--- Start of Data ---

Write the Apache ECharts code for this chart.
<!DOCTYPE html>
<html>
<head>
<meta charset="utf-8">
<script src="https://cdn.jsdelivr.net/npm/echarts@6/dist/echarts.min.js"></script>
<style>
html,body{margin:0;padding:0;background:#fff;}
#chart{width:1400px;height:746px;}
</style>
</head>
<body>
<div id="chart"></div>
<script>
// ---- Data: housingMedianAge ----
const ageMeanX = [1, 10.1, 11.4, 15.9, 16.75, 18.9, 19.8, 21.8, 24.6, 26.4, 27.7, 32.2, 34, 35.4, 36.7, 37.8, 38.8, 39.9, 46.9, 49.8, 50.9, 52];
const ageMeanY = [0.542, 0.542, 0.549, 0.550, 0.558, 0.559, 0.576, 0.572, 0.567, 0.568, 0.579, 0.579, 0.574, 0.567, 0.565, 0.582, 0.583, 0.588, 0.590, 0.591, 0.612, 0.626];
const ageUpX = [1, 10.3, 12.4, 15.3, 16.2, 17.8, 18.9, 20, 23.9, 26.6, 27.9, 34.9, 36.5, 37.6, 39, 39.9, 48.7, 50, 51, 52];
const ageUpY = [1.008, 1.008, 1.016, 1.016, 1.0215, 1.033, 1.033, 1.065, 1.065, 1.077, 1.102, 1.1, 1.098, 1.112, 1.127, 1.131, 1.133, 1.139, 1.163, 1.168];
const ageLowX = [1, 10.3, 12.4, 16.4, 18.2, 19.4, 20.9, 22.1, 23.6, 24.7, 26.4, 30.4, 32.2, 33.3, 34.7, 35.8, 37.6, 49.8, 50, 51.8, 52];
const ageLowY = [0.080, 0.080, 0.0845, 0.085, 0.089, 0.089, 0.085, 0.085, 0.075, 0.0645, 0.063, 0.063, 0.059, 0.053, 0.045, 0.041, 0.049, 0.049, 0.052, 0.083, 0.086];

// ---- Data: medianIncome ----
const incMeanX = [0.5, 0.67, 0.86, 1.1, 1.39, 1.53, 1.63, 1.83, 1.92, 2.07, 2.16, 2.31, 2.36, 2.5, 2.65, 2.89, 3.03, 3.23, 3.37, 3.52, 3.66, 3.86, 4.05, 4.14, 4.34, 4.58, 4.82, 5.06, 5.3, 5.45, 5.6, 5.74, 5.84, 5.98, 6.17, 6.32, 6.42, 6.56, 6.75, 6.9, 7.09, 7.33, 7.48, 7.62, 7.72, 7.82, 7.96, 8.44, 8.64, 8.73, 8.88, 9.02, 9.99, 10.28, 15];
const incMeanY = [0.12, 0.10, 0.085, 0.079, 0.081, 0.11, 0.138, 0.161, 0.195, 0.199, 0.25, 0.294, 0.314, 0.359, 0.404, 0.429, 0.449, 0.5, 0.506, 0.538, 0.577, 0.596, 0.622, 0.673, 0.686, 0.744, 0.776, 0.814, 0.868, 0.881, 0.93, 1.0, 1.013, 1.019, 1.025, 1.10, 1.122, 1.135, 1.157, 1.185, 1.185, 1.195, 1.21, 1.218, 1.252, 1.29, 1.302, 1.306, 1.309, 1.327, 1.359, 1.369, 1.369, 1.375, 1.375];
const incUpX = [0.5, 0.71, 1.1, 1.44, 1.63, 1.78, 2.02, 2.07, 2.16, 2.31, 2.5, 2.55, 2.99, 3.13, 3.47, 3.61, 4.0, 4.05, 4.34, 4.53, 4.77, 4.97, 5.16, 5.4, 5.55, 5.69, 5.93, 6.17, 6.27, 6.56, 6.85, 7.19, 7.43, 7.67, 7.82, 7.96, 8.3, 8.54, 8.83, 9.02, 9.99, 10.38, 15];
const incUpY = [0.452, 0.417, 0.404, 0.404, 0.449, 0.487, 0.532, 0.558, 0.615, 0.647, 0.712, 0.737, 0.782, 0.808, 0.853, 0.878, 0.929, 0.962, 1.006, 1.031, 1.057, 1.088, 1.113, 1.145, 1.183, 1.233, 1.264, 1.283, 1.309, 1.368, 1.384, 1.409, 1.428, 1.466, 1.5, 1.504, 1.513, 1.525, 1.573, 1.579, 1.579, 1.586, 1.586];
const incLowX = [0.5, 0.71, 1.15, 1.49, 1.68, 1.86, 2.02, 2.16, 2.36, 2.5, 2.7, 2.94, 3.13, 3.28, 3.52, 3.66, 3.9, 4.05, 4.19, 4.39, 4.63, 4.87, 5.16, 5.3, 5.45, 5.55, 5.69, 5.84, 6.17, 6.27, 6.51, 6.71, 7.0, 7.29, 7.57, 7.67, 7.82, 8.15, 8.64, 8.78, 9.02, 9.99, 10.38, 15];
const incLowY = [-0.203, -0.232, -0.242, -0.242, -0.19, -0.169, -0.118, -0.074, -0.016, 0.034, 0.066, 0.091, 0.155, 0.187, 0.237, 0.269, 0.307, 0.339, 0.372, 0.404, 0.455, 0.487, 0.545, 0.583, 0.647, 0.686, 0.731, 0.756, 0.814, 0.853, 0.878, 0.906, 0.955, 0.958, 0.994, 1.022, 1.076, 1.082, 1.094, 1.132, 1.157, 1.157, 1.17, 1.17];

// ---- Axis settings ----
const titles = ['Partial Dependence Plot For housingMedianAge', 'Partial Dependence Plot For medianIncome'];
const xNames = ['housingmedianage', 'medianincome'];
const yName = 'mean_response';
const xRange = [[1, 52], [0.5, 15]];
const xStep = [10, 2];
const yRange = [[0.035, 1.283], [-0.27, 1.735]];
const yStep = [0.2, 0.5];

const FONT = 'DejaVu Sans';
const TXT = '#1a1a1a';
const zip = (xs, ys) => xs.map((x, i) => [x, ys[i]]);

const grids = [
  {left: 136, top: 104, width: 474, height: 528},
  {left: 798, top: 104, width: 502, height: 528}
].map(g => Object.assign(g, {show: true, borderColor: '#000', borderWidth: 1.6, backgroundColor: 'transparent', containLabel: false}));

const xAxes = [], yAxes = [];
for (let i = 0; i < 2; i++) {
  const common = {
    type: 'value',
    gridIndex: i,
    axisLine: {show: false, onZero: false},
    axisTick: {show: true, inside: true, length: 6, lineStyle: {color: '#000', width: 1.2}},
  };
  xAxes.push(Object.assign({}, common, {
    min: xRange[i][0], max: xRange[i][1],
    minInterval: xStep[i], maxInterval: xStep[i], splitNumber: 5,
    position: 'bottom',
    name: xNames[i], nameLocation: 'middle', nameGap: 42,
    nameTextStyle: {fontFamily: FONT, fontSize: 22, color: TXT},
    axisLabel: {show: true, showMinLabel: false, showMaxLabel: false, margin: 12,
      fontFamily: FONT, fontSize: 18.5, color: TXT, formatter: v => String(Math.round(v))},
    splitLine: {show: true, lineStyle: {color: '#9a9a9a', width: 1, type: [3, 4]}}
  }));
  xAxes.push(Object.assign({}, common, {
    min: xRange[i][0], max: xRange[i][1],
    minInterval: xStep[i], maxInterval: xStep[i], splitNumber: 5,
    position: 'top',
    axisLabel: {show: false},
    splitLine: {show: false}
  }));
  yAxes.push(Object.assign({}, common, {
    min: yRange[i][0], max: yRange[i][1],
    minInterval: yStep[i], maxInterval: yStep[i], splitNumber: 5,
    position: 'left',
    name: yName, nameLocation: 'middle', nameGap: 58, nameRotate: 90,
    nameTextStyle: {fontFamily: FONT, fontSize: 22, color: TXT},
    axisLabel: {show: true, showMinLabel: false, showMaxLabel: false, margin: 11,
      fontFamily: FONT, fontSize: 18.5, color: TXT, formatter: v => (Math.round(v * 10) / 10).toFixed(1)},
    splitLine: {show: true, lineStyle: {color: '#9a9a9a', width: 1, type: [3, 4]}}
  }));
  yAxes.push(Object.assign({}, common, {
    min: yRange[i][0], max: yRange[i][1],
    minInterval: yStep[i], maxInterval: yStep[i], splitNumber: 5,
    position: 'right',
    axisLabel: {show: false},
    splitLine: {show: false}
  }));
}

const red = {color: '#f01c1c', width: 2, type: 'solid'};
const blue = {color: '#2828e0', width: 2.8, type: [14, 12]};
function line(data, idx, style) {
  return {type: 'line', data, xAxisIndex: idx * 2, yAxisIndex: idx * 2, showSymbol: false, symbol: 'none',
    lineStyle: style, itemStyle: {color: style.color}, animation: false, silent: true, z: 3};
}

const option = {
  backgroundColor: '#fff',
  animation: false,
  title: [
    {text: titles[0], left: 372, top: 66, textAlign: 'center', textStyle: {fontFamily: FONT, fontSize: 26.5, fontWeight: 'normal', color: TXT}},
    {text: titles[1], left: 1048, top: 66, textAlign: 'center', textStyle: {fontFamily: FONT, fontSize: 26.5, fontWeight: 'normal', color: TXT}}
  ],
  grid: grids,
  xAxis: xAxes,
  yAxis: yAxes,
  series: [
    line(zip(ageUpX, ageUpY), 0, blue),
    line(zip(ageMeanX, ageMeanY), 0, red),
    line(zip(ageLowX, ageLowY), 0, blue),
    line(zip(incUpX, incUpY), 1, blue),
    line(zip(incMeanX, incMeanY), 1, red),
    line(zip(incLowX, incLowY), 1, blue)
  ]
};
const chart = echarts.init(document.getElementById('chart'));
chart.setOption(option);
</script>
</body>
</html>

--- End of Data ---

Request.
Only the lines from the opening of the material through the line with "0.052, 0.083, 0.086];" should be echoed, exactly as written.

Solution.
Write the Apache ECharts code for this chart.
<!DOCTYPE html>
<html>
<head>
<meta charset="utf-8">
<script src="https://cdn.jsdelivr.net/npm/echarts@6/dist/echarts.min.js"></script>
<style>
html,body{margin:0;padding:0;background:#fff;}
#chart{width:1400px;height:746px;}
</style>
</head>
<body>
<div id="chart"></div>
<script>
// ---- Data: housingMedianAge ----
const ageMeanX = [1, 10.1, 11.4, 15.9, 16.75, 18.9, 19.8, 21.8, 24.6, 26.4, 27.7, 32.2, 34, 35.4, 36.7, 37.8, 38.8, 39.9, 46.9, 49.8, 50.9, 52];
const ageMeanY = [0.542, 0.542, 0.549, 0.550, 0.558, 0.559, 0.576, 0.572, 0.567, 0.568, 0.579, 0.579, 0.574, 0.567, 0.565, 0.582, 0.583, 0.588, 0.590, 0.591, 0.612, 0.626];
const ageUpX = [1, 10.3, 12.4, 15.3, 16.2, 17.8, 18.9, 20, 23.9, 26.6, 27.9, 34.9, 36.5, 37.6, 39, 39.9, 48.7, 50, 51, 52];
const ageUpY = [1.008, 1.008, 1.016, 1.016, 1.0215, 1.033, 1.033, 1.065, 1.065, 1.077, 1.102, 1.1, 1.098, 1.112, 1.127, 1.131, 1.133, 1.139, 1.163, 1.168];
const ageLowX = [1, 10.3, 12.4, 16.4, 18.2, 19.4, 20.9, 22.1, 23.6, 24.7, 26.4, 30.4, 32.2, 33.3, 34.7, 35.8, 37.6, 49.8, 50, 51.8, 52];
const ageLowY = [0.080, 0.080, 0.0845, 0.085, 0.089, 0.089, 0.085, 0.085, 0.075, 0.0645, 0.063, 0.063, 0.059, 0.053, 0.045, 0.041, 0.049, 0.049, 0.052, 0.083, 0.086];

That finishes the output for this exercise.